アメリカには326の先住民部族保留地があり、それぞれが一定の自治権をもつ部族政府を形成している。白人に土地を奪われ不毛の地に強制的に移住させられた部族にとってカジノは重要な産業で、アメリカにある約1000のカジノ施設の約半数が連邦政府の認定を受けた部族が所有運営するトライバルカジノだ。トライバルカジノではない、民間企業(ラスベガス・サンズ、MGM、シーザーズ等々)によるカジノはコマーシャル(商業)カジノと呼ばれる。両者は異なる法律によって規制されており、部族によるゲーミング施設はインディアン賭博規制法(IGRA)によってクラス1~3に区分されている。クラス3がいわゆるカジノ施設(トライバルカジノ)だ。2017年のアメリカのカジノのゲーミング収益はトライバルカジノが311億9600万ドル(約3兆3864億円)、コマーシャルカジノが417億5800万ドル(約4兆5332万円)だった。
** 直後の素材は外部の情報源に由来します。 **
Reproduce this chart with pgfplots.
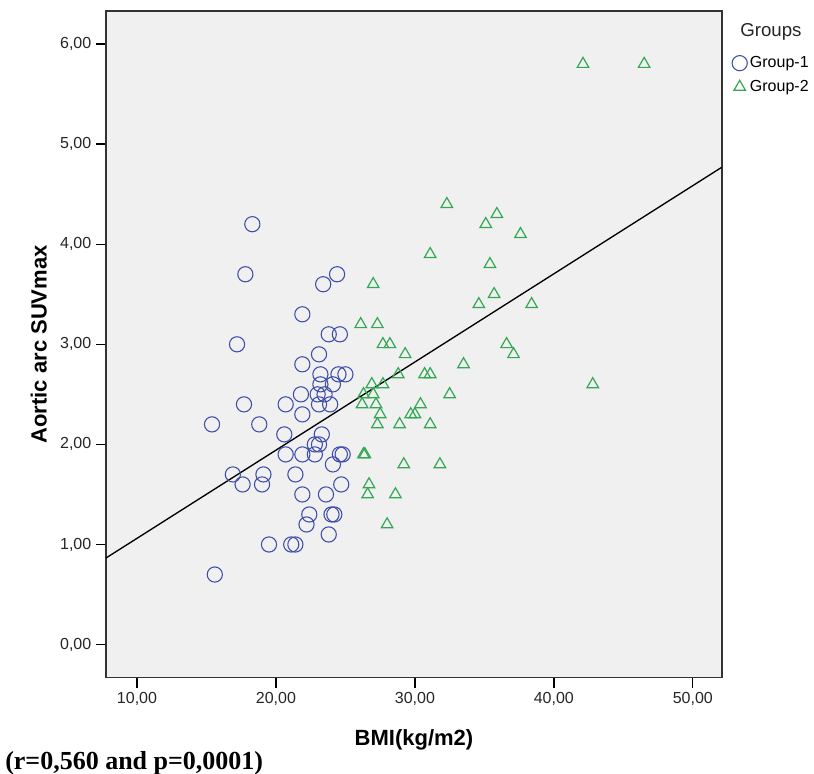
\documentclass[border=0pt]{standalone}
\usepackage{fontspec}
\setmainfont{Liberation Sans}
\newfontfamily\capfont{Liberation Serif}
\usepackage{pgfplots}
\pgfplotsset{compat=1.18}
\definecolor{plotbg}{HTML}{F0F0F0}
\definecolor{grpone}{HTML}{3D4DA8}
\definecolor{grptwo}{HTML}{33A852}
\definecolor{frame}{HTML}{333333}

% group 1: BMI vs aortic arc SUVmax
\pgfplotstableread{
x y
18.3 4.2
17.8 3.7
23.4 3.6
24.4 3.7
21.9 3.3
23.8 3.1
24.6 3.1
17.2 3.0
23.1 2.9
21.9 2.8
23.2 2.7
24.5 2.7
25.0 2.7
23.2 2.6
24.1 2.6
21.8 2.5
23.0 2.5
23.5 2.5
20.7 2.4
17.7 2.4
23.1 2.4
23.9 2.4
15.4 2.2
18.8 2.2
21.9 2.3
20.6 2.1
23.3 2.1
22.8 2.0
23.1 2.0
20.7 1.9
21.9 1.9
22.8 1.9
24.6 1.9
24.8 1.9
24.1 1.8
16.9 1.7
19.1 1.7
21.4 1.7
17.6 1.6
19.0 1.6
24.7 1.6
21.9 1.5
23.6 1.5
22.4 1.3
24.0 1.3
24.2 1.3
22.2 1.2
23.8 1.1
19.5 1.0
21.1 1.0
21.4 1.0
15.6 0.7
}\groupone

% group 2
\pgfplotstableread{
x y
42.1 5.8
46.5 5.8
32.3 4.4
35.9 4.3
35.1 4.2
37.6 4.1
31.1 3.9
35.4 3.8
27.0 3.6
35.7 3.5
34.6 3.4
38.4 3.4
26.1 3.2
27.3 3.2
27.7 3.0
28.2 3.0
36.6 3.0
29.3 2.9
37.1 2.9
33.5 2.8
28.8 2.7
30.7 2.7
31.1 2.7
26.9 2.6
27.7 2.6
42.8 2.6
26.3 2.5
27.0 2.5
32.5 2.5
26.2 2.4
27.2 2.4
30.4 2.4
27.5 2.3
29.7 2.3
30.0 2.3
27.3 2.2
28.9 2.2
31.1 2.2
26.3 1.9
26.4 1.9
29.2 1.8
31.8 1.8
26.7 1.6
26.6 1.5
28.6 1.5
28.0 1.2
}\grouptwo

\begin{document}
\begin{tikzpicture}
\begin{axis}[
  name=ax,
  scale only axis,
  width=462pt, height=500pt,
  xmin=7.77, xmax=52.1,
  ymin=-0.33, ymax=6.33,
  xtick={10,20,30,40,50},
  ytick={0,1,2,3,4,5,6},
  xtick pos=left, ytick pos=left,
  tick align=outside,
  major tick length=7.5pt,
  every tick/.style={black, line width=1pt},
  axis line style={frame, line width=1.2pt},
  axis background/.style={fill=plotbg},
  tick label style={font=\fontsize{12}{14}\selectfont, text=black!85},
  /pgf/number format/.cd, fixed, fixed zerofill, precision=2, use comma,
  assume math mode=true,
  /pgfplots/.cd,
  xlabel={\textbf{BMI(kg/m2)}},
  ylabel={\textbf{Aortic arc SUVmax}},
  label style={font=\fontsize{16.5}{18}\selectfont},
  xlabel style={at={(axis description cs:0.5,-0.093)}, anchor=center},
  ylabel style={at={(axis description cs:-0.109,0.5)}, anchor=center},
  legend style={at={(1.016,0.936)}, anchor=north west, draw=none,
    fill=none, font=\fontsize{12}{14}\selectfont, row sep=4pt,
    inner sep=0pt, cells={anchor=west}},
  legend image code/.code={\draw[#1] plot coordinates {(0.2cm,0cm)};},
  clip=false,
]
\addplot[forget plot, black, line width=1pt, no marks]
  coordinates {(7.77,0.865) (52.1,4.77)};
\addplot[only marks, mark=o, mark size=5.7pt, grpone,
  mark options={line width=0.8pt}] table[x=x, y=y] {\groupone};
\addplot[only marks, mark=triangle, mark size=5pt, grptwo,
  mark options={line width=0.9pt}] table[x=x, y=y] {\grouptwo};
\legend{Group-1, Group-2}
\node[font=\fontsize{14}{16}\selectfont, text=black!85]
  at (axis description cs:1.0795,0.9685) {Groups};
\node[font=\capfont\bfseries\fontsize{19.5}{21}\selectfont, anchor=base west,
  inner sep=0pt] at (axis description cs:-0.164,-0.138)
  {(r=0,560 and p=0,0001)};
\coordinate (bbSW) at (axis description cs:-0.1721,-0.1439);
\coordinate (bbNE) at (axis description cs:1.1494,1.0165);
\end{axis}
\pgfresetboundingbox
\path[use as bounding box] (bbSW) rectangle (bbNE);
\end{tikzpicture}
\end{document}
IGRAは、部族のゲーミング事業の収益の使途を、「部族政府の運営やプログラム」「部族とその構成員の一般的な福祉」「部族の経済発展を促進」「慈善団体への寄付」「地方自治体機関の運営資金」と規定している。マルケス氏はアリゾナ・インディアン・ゲーミング協会を例に、カジノ(クラス3)のゲーミング収益の配分を説明。

アリゾナには20の先住民部族保留地に22の部族が住んでおり、24のカジノ施設がある。年間約5億3787万ドル(約570億円)のゲーミング収益(GGR)のうち15%が優先的に社会に還元される。まず、12%が社会保障や商業や経済発展の促進など地域社会に利益をもたらす政府サービスの財源として町・市・郡に直接収められ、残りの88%がアリゾナ・ベネフィット基金に収めらる。ここからゲーミング局の運営費(9%)、ギャンブリング障害の予防対策と回復支援費(2%)を差し引いた額が各分野への拠出の原資となる。ここから各分野への分配する割合が定められていて、56%(約38億円)が教育促進プログラムへ、28%(約19億円)が緊急救命センターに拠出され医療福祉の財源となる。このほか、野生生物と生息地の保護、観光振興、部族独自の文化や言語の保護などに拠出されている。